Where You Are Determines What You Do Next

If you're in the assessment or pilot phase (47 percent of retailers):

  • Move your top three use cases to production within six months, or kill them.
  • Focus on the high-ROI quartet: marketing content, segmentation, personalization, demand forecasting.
  • Secure budget for scaled deployment; pilot-level funding won't get you to production

If you're in early production (lower half of the 42 percent):

  • Expand from 1-2 use cases to 6+ within 12 months — this is where the operational leverage compounds.
  • Build governance structures before you scale; the 16-point gap will become a constraint.
  • Instrument ROI tracking: If you can't prove value, you can't secure expansion capital.

If you're in scaled production (top quartile):

  • Shift from use case accumulation to platform integration — connect marketing AI, supply chain AI, and store AI into unified customer experiences.
  • Lead on governance; this will become a competitive differentiator as regulation tightens.
  • Explore agentic AI and autonomous systems — this is where the next performance gap will open.

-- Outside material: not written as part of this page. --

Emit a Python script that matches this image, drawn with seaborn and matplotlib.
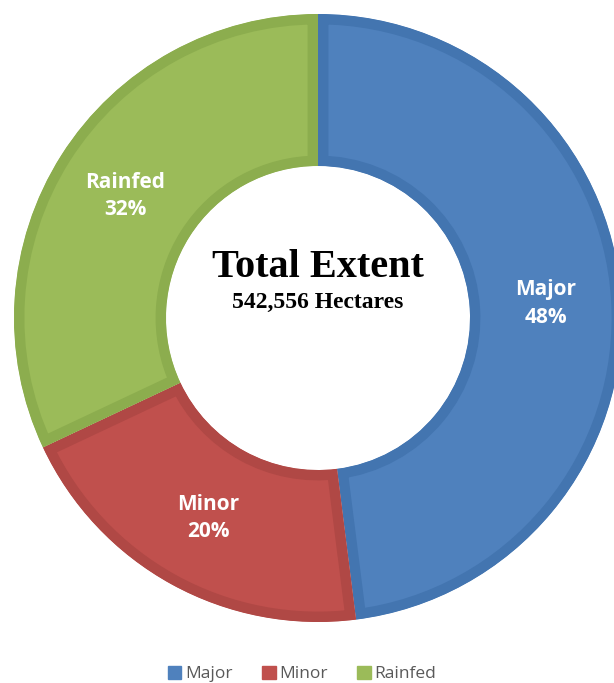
import matplotlib
matplotlib.use('Agg')
import matplotlib.pyplot as plt
import seaborn as sns

sns.set_style('white')
plt.rcParams['font.family'] = ['Open Sans', 'DejaVu Sans']

labels = ['Major', 'Minor', 'Rainfed']
shares = [48, 20, 32]
fills = ['#4F81BD', '#C0504D', '#9BBB59']
edges = ['#4375B0', '#B04845', '#8CAD4E']

fig = plt.figure(figsize=(6.14, 6.83), dpi=100)
ax = fig.add_axes([0, 0, 1, 1])

wedges, texts, autotexts = ax.pie(
    shares, colors=fills, startangle=90, counterclock=False,
    radius=1.0, wedgeprops=dict(width=0.5, linewidth=15),
    autopct=lambda p: f'{p:.0f}%', pctdistance=0.75,
    labels=labels, labeldistance=None)

# border drawn inside each slice only
for w, ec in zip(wedges, edges):
    w.set_edgecolor(ec)
    w.set_clip_on(True)
    w.set_clip_path(w)

for w, lab, t in zip(wedges, labels, autotexts):
    t.set_text(f'{lab}\n{t.get_text()}')
    t.set_color('white')
    t.set_fontweight('bold')
    t.set_fontsize(15)
    t.set_linespacing(1.4)

ax.text(0, 0.165, 'Total Extent', ha='center', va='center', color='black',
        family='Liberation Serif', weight='bold', fontsize=29)
ax.text(0, 0.05, '542,556 Hectares', ha='center', va='center', color='black',
        family='Liberation Serif', weight='bold', fontsize=17)

ax.set_xlim(-318 / 304, (614 - 318) / 304)
ax.set_ylim(-(683 - 318) / 304, 318 / 304)
ax.set_aspect('equal')
ax.axis('off')

handles = [plt.Rectangle((0, 0), 1, 1, color=c) for c in fills]
fig.legend(handles, labels, loc='center', bbox_to_anchor=(0.492, 0.013),
           ncol=3, frameon=False, fontsize=12.5, labelcolor='#595959',
           handlelength=0.8, handleheight=0.8, handletextpad=0.2,
           columnspacing=1.7)

fig.savefig('out.png', dpi=100)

The Competitive Savvy Retailer Reality

Retailers largely feel they now have "enough technology." Concerns about inadequate tech dropped from 42 percent to 28 percent, and compute bottlenecks fell from 22 percent to 8 percent.

The constraints are no longer technological; they're organizational, financial, and strategic.

The winners in this decade will be retailers that marry aggressive AI adoption with disciplined governance, clear business ownership, and relentless focus on measurable outcomes. The adoption curve has steepened.

The performance gaps are widening. Your competitors are increasing AI budgets by 10-20+ percent next year. The question isn't whether AI matters. It's whether you're moving fast enough.